What’s in it for me?
- Save serious time: With marketing automation, you can set up workflows to trigger and run multi-touch campaigns automatically. You can create a workflow once, then let it run indefinitely, nurturing new leads as they qualify based on your enrollment criteria.
- Scale your efforts easily: Without a MAP, you’d be pretty hard-pressed to send tailored, timely marketing outreach (think: email, social media, etc.) to a large database on a regular basis, while also attempting to measure how it all works. Trust me, I’ve tried it. It’s no good.
- Monitor lead & customer behavior: Track the actions that your leads and customers are taking with your website, landing pages, email and other marketing assets to understand what they care about, what they want to learn more about, and where you can add more value.
- Data, data, data: Speaking of tracking, with a marketing automation platform, you can track literally everything to measure important KPIs like conversion rates and marketing attribution. You’ll be able to output this useful info into dashboards and visualizations that will help you know exactly what’s working, and what isn’t.
- Nurture & qualify leads: Once a lead enters your marketing funnel, your MAP will enroll them in the afore-mentioned workflows to nurture them, and then track key actions to assign a lead score, which is then used to automatically surface the leads that are most qualified and ready for sales outreach. Genius!
- Get everyone aligned: Your marketing automation platform will integrate with the rest of your core martech stack: CRM, CMS and reporting tools. By having all of your systems share the same data in real time, you can keep your sales and customer service departments in sync. Talk about sales & marketing alignment!
But what does it actually do?
At the core, marketing automation platforms help automate campaigns and tactics (duh), organize your team’s activities and processes, segment audiences and tailor your outreach, track visitor and lead activity, and report on performance. What does that mean in action?
- Interface with website & CRM: Your automation tool is the middle piece of your martech stack, connecting the efforts of your sales team with the online lead and customer touchpoints of your website.
- Activity tracking: Monitor all actions that a visitor, lead or customer takes with your integrated marketing assets (think: website, email, landing pages, blog posts, etc.)
- Automation / workflows: Set up automated workflows to trigger and run drip campaigns or to trigger other types of actions (ex: assigning leads to specific owners or assigning tasks to the associated salesperson via your CRM)
- Lead capture: Create forms, landing pages, CTAs and other conversion points to collect information on new leads
- Lead scoring: Assign points to your leads based on predetermined actions (that you set), to identify the leads who are closest to conversion and ready for sales interaction.
- Reporting: Generate on-demand, real-time reports and dashboards to monitor how your marketing efforts are performing.
- Dynamic content: Create emails or website content and elements that are tailored specifically to your visitors, based on what you know about them from previous interactions. Check our article on dynamic email content for a bit more.
- List & contact management: Easily segment your audiences and create lists based on attributes or actions taken. When integrated with a CRM, you can pass data to your sales team via your contact records.

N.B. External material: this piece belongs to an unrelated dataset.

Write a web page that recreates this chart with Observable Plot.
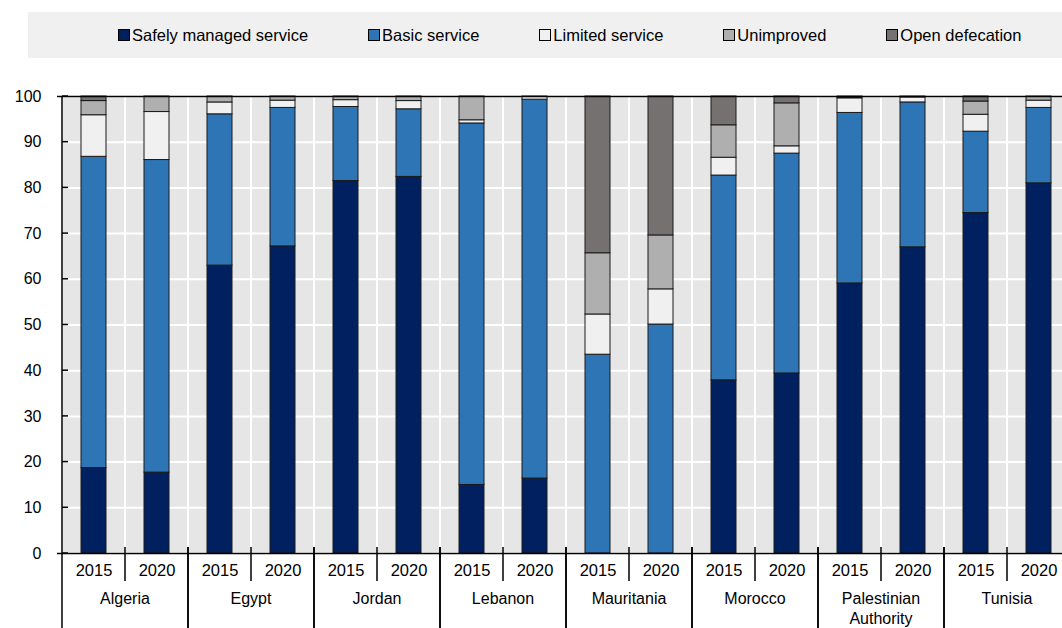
<!DOCTYPE html>
<html><head><meta charset="utf-8">
<script src="https://cdn.jsdelivr.net/npm/d3@7"></script>
<script src="https://cdn.jsdelivr.net/npm/@observablehq/plot@0.6"></script>
<style>
body{margin:0;overflow:hidden;background:#fff;font-family:"Liberation Sans",Arial,sans-serif;}
#legend{margin:12px 0 0 28px;height:46px;background:#f0f0f0;width:1100px;display:flex;align-items:center;padding-left:90px;gap:60px;box-sizing:border-box;font-size:16.5px;color:#000;}
.item{display:flex;align-items:center;white-space:nowrap}
.sw{width:10px;height:10px;border:1px solid #000;margin-right:2px;flex:none}
#chart{width:1080px}
#chart svg{display:block;overflow:visible;max-width:none !important}
</style></head><body>
<div id="legend"></div><div id="chart"></div>
<script>
const countries = ["Algeria","Egypt","Jordan","Lebanon","Mauritania","Morocco","Palestinian Authority","Tunisia"];
const years = ["2015","2020"];
const seriesNames = ["Safely managed service","Basic service","Limited service","Unimproved","Open defecation"];
const seriesColors = ["#002060","#2e75b6","#f0f0f0","#afafaf","#757171"];
// values in country × year order (2015, 2020 for each country)
const safely     = [18.7,17.7, 63.0,67.2, 81.5,82.4, 15.0,16.4,  0.0, 0.0, 37.9,39.4, 59.1,67.0, 74.5,81.0];
const basic      = [68.1,68.4, 33.1,30.3, 16.2,14.8, 79.1,82.9, 43.5,50.1, 44.8,48.1, 37.3,31.7, 17.8,16.5];
const limited    = [ 9.1,10.5,  2.6, 1.6,  1.5, 1.8,  0.7, 0.7,  8.8, 7.7,  3.9, 1.6,  3.2, 1.1,  3.7, 1.6];
const unimproved = [ 3.1, 3.4,  1.3, 0.9,  0.8, 1.0,  5.2, 0.0, 13.4,11.8,  7.1, 9.4,  0.2, 0.2,  2.9, 0.9];
const openDef    = [ 1.0, 0.0,  0.0, 0.0,  0.0, 0.0,  0.0, 0.0, 34.3,30.4,  6.3, 1.5,  0.2, 0.0,  1.1, 0.0];
const yTicks = [0,10,20,30,40,50,60,70,80,90,100];

const seriesValues = [safely, basic, limited, unimproved, openDef];
const keys = countries.flatMap(c => years.map(y => c + "|" + y));
const rows = [];
seriesNames.forEach((s, si) => {
  keys.forEach((k, i) => rows.push({key: k, series: s, value: seriesValues[si][i]}));
});

// legend
const legend = d3.select("#legend");
seriesNames.forEach((s, i) => {
  const it = legend.append("div").attr("class", "item");
  it.append("div").attr("class", "sw").style("background", seriesColors[i]);
  it.append("span").text(s);
});

function axisMarks(index, scales, values, dimensions) {
  const x = scales.x, y = scales.y;
  const step = x(keys[1]) - x(keys[0]);
  const y0 = y(0), yTop = y(100), x0 = x(keys[0]);
  const g = d3.create("svg:g").attr("stroke", "#000").attr("stroke-width", 1.5);
  g.append("line").attr("x1", x0).attr("x2", x0).attr("y1", yTop).attr("y2", dimensions.height);
  yTicks.forEach(t => g.append("line").attr("x1", x0).attr("x2", x0 + 6).attr("y1", y(t)).attr("y2", y(t)));
  keys.forEach((k, i) => {
    const xb = x(k);
    if (i > 0) {
      if (i % 2 === 0) g.append("line").attr("x1", xb).attr("x2", xb).attr("y1", y0 - 6).attr("y2", dimensions.height);
      else g.append("line").attr("x1", xb).attr("x2", xb).attr("y1", y0 - 6).attr("y2", y0 + 28);
    }
    if (i % 2 === 1) g.append("line").attr("x1", xb + step).attr("x2", xb + step).attr("y1", y0 - 6).attr("y2", dimensions.height);
  });
  const t = g.append("g").attr("stroke", "none").attr("fill", "#000").attr("text-anchor", "middle").attr("font-size", 16);
  countries.forEach((c, ci) => {
    const cx = x(keys[ci * 2]) + step;
    const txt = t.append("text").attr("x", cx).attr("y", y0 + 45);
    const parts = c.split(" ");
    parts.forEach((p, pi) => txt.append("tspan").attr("x", cx).attr("dy", pi === 0 ? "0.35em" : 20).text(p));
  });
  return g.node();
}

const chart = Plot.plot({
  width: 1080, height: 570,
  marginTop: 38, marginBottom: 75, marginLeft: 57, marginRight: 5,
  style: {fontFamily: "Liberation Sans, Arial, sans-serif", fontSize: "16px", color: "#000", background: "transparent", overflow: "visible", maxWidth: "none"},
  x: {domain: keys, padding: 0, axis: null},
  y: {domain: [0, 100], axis: null},
  color: {domain: seriesNames, range: seriesColors},
  marks: [
    Plot.barY(keys, {x: d => d, y1: 0, y2: 100, fill: "#e6e6e6", stroke: "#fff", strokeWidth: 2, insetLeft: 0, insetRight: 0}),
    Plot.ruleY(yTicks, {y: d => d, stroke: "#fff", strokeWidth: 2}),
    Plot.barY(rows.filter(d => d.value > 0), Plot.stackY({order: seriesNames}, {x: "key", y: "value", z: "series", fill: "series", stroke: "#1a1a1a", strokeWidth: 1, insetLeft: 19, insetRight: 19})),
    Plot.ruleY([0, 100], {y: d => d, stroke: "#000", strokeWidth: 1.5}),
    Plot.text(yTicks, {y: d => d, frameAnchor: "left", dx: -16, textAnchor: "end", text: d => String(d), fontSize: 16}),
    Plot.text(keys, {x: d => d, y: 0, dy: 17, text: d => d.split("|")[1], fontSize: 16.5}),
    axisMarks
  ]
});
document.getElementById("chart").appendChild(chart);
</script>
</body></html>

- A/B testing: Marketing is science, right? Don’t just make decisions based on a gut feeling. With a marketing automation platform, you can run A/B tests on emails, landing pages, CTAs and more to determine which message, headline, button color, font size, etc, resonates best with your audience.

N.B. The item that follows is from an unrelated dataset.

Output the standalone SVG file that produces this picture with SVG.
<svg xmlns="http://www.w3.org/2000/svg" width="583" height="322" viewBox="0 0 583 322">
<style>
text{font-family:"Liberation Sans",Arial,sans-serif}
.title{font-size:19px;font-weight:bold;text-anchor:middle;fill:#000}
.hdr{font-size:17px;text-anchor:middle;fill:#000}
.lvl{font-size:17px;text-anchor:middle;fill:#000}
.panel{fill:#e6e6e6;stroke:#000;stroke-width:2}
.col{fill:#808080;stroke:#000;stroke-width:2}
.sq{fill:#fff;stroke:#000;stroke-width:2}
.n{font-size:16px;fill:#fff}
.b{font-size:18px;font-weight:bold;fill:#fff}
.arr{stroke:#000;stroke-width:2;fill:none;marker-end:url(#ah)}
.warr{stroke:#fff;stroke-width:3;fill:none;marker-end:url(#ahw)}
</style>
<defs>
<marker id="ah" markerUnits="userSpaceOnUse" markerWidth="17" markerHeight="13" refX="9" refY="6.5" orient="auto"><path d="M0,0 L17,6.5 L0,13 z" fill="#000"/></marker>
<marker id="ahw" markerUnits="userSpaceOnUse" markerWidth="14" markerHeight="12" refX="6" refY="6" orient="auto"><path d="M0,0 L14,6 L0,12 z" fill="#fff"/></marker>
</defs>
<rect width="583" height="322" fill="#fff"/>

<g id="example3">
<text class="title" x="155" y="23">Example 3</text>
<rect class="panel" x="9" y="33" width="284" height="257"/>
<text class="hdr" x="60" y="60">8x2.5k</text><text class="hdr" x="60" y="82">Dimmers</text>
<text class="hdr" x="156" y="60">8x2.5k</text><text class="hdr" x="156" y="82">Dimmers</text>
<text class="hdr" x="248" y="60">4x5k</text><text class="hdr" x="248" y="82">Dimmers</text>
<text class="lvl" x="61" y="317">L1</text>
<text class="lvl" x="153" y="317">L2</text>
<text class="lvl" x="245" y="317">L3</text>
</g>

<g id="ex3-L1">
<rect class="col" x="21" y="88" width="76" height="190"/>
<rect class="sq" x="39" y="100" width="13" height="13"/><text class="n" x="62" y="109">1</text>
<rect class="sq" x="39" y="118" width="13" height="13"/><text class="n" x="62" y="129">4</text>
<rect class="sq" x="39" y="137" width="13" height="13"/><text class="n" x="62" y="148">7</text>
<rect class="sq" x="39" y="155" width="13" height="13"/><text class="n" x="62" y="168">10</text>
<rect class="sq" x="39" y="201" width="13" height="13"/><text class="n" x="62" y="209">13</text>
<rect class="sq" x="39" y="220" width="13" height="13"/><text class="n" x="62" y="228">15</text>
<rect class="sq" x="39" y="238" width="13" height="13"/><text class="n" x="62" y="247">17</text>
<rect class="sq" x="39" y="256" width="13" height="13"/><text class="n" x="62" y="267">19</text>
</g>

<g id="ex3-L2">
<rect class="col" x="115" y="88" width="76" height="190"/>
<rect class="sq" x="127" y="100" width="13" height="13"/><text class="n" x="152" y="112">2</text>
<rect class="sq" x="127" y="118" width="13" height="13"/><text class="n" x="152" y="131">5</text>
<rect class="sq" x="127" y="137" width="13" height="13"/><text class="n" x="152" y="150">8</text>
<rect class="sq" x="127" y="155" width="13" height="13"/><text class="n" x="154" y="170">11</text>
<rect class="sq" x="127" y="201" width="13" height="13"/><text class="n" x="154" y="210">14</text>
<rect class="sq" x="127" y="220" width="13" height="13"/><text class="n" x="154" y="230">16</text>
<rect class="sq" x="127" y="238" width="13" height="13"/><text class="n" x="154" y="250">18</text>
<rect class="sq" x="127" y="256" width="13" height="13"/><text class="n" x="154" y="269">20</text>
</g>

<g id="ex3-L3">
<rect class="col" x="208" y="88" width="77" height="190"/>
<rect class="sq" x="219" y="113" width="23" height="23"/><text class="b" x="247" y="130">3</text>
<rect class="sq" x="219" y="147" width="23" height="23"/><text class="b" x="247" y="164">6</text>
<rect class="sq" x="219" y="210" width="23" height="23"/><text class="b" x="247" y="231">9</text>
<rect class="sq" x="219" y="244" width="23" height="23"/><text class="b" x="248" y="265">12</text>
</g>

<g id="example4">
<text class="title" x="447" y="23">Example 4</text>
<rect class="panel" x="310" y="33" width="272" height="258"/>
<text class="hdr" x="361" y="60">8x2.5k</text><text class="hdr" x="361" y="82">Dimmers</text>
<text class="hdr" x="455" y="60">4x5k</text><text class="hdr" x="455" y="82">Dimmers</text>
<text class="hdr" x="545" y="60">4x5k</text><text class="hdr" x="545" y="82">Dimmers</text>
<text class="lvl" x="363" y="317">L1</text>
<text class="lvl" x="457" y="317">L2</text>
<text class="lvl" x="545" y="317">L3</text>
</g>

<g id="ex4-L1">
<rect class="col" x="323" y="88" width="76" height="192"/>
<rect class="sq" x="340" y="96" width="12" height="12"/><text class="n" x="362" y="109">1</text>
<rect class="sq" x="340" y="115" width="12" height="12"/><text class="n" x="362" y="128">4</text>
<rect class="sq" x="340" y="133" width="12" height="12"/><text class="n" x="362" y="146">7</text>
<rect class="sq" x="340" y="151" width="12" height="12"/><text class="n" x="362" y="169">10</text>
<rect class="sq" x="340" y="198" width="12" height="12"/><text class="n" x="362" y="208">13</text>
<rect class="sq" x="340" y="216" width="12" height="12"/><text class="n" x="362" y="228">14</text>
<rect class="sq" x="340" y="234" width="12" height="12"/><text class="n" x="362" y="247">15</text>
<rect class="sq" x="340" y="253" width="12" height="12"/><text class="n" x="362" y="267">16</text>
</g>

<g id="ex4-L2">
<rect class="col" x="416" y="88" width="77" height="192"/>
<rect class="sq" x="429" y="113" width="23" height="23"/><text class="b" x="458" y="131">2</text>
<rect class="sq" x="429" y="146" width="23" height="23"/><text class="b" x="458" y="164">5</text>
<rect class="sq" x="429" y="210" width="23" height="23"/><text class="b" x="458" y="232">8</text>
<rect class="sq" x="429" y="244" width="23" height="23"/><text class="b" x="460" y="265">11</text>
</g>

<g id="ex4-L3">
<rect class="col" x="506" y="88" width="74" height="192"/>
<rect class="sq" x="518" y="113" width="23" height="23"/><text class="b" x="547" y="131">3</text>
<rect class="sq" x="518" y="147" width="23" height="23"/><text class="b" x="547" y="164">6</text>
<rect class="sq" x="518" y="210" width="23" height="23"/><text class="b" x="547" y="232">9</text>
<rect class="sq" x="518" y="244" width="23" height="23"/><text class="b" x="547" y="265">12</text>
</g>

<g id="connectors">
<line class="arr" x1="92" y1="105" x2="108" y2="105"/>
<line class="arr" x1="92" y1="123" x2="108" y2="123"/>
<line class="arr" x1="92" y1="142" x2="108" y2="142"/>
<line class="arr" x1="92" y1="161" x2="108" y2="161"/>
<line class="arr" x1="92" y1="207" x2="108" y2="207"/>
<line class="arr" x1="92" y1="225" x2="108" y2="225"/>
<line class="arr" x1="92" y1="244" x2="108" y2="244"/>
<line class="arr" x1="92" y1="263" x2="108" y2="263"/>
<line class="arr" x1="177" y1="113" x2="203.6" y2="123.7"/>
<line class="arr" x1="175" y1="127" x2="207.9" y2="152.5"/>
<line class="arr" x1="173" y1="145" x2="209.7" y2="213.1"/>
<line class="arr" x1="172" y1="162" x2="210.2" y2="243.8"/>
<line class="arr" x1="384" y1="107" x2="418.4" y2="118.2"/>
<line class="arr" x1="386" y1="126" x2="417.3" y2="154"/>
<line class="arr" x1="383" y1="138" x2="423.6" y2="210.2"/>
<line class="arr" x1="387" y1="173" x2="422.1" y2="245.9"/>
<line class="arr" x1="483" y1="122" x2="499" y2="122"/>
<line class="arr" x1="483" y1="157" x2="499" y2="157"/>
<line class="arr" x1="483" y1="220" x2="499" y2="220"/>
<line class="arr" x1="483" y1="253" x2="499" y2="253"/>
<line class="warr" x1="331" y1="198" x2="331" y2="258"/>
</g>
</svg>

Throw out a few names I’ll know
What are some of the big names in marketing automation? There are lots of players in this space, and LOTS of software that offer some level of marketing automation (for example, most email marketing tools let you set up email drip campaigns via automation, and all social publishing platforms let you schedule posts ahead of time).
For the purposes of this article, and because we get to make the rules here and are drunk on our own power, we’re going to focus on the biggest brands offering more comprehensive solutions for mid-size to larger companies.

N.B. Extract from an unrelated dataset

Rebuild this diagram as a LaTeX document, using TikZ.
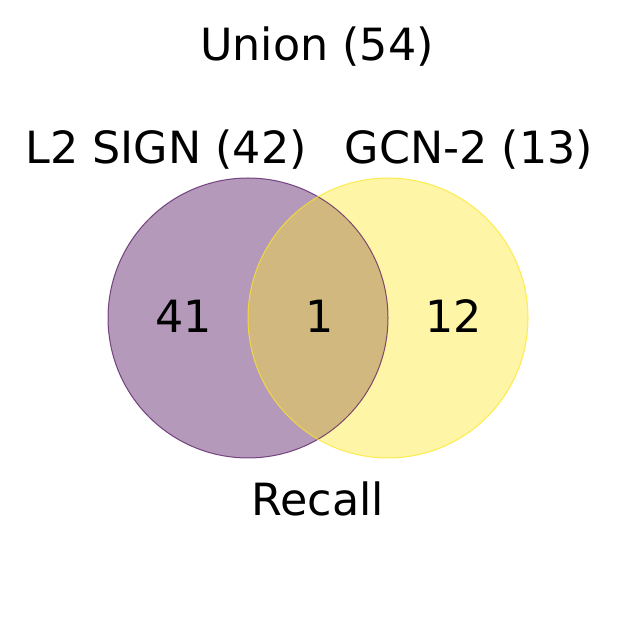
\documentclass[tikz,border=0pt]{standalone}
\usepackage{fontspec}
\setmainfont{DejaVu Sans}
\definecolor{vpurple}{HTML}{440154}
\definecolor{vyellow}{HTML}{FDE725}
\begin{document}
\begin{tikzpicture}[x=1pt,y=1pt,
  lbl/.style={font=\fontsize{44.4}{48}\selectfont, inner sep=0pt, anchor=base, text=black}]
\useasboundingbox (0,0) rectangle (636,636);
\fill[white] (0,0) rectangle (636,636);
\fill[vpurple, opacity=0.4] (248,318) circle (140);
\fill[vyellow, opacity=0.4] (388,318) circle (140);
\draw[vpurple, draw opacity=0.65, line width=1pt] (248,318) circle (140);
\draw[vyellow, draw opacity=0.75, line width=1pt] (388,318) circle (140);
\node[lbl] (union) at (317,575) {Union (54)};
\node[lbl] (left) at (166,472) {L2 SIGN (42)};
\node[lbl] (right) at (469,472) {GCN-2 (13)};
\node[lbl] (a) at (184,303) {41};
\node[lbl] (b) at (320,303) {1};
\node[lbl] (c) at (454,303) {12};
\node[lbl] (recall) at (318,120) {Recall};
\end{tikzpicture}
\end{document}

- HubSpot: a flexible all-in-one solution that offers marketing automation, CRM, CMS and customer service support (think: tickets). Check out our platform review< for more.
- Adobe Marketo: a high-powered MAP owned by Adobe, check out our review on this platform, straight from the mouth (fingertips?) of a power user.
- Pardot: a marketing automation solution owned by heavy-hitter Salesforce, making it a solid choice for companies using that CRM. See our review here.
- Eloqua: a beast of a MAP owned by Oracle, perfect for huge enterprises with complex marketing needs. Check out our review to see what we think.
- Zoho: a simpler entry point to automation, ideal for companies with less complex needs, from a brand with a huge range of software solutions that integrate. More details are in our review.
What’s not to love about marketing automation?
A few things, turns out:
- MAPs can be complicated. They have tons of features and are uber-customizable, but that also means they take a long time to learn how to use properly – meaning, intelligently enough to get maximum ROI on your investment. Speaking of…
- Cost can be an issue. All marketing automation platforms offer tiered plans for different price ranges, but the less expensive tiers pull back on features. At the end of the day, you’re going to have to cough up some cash to get the benefits of automation.
- Forgetting the strategy. Marketing automation is great, but like we always say here at MTS, technology without a solid strategy behind it just doesn’t work. You need to have the internal processes in place and a solid plan for creating campaigns and building content to feed the beast.
- Useless reports. The risk of more data is getting lost in it all. With a MAP, you can report on almost anything, so you need to be really careful about determining which metrics actually matter to you.
- Data privacy. Today’s marketers are challenged by an endlessly evolving world of data privacy compliance. Most marketing automation platforms offer features to help you keep compliant, but at the end of the day, it’s your responsibility to understand the processes and rules around your data and ensure that you’re maintaining it properly.
The future of marketing automation
Marketing automation, like all martech, is a chaotic space. The big theme in marketing automation over the past few years has been a different type of M&A – consolidation. With Salesforce buying Pardot, Oracle buying Eloqua and Adobe buying Marketo, there’s a clear theme: marketing automation is a core piece of the martech (and business tech) puzzle, but it can’t stand alone. That theme is only echoed by HubSpot’s strategy of building an entire business tech suite around its core automation platform.
We suspect that this trend will lead to more robust solutions that are more comprehensive (if also more costly) business tech suites that connect everything around your customer. From a connected future standpoint, that’s awesome, even if it is messy over the next few years as we figure out how to get there.
But it will also mean less competition in the market, as a few big names buy up all the tools, which could result in the usual suspects: weaker customer service, higher prices, etc. Something to watch?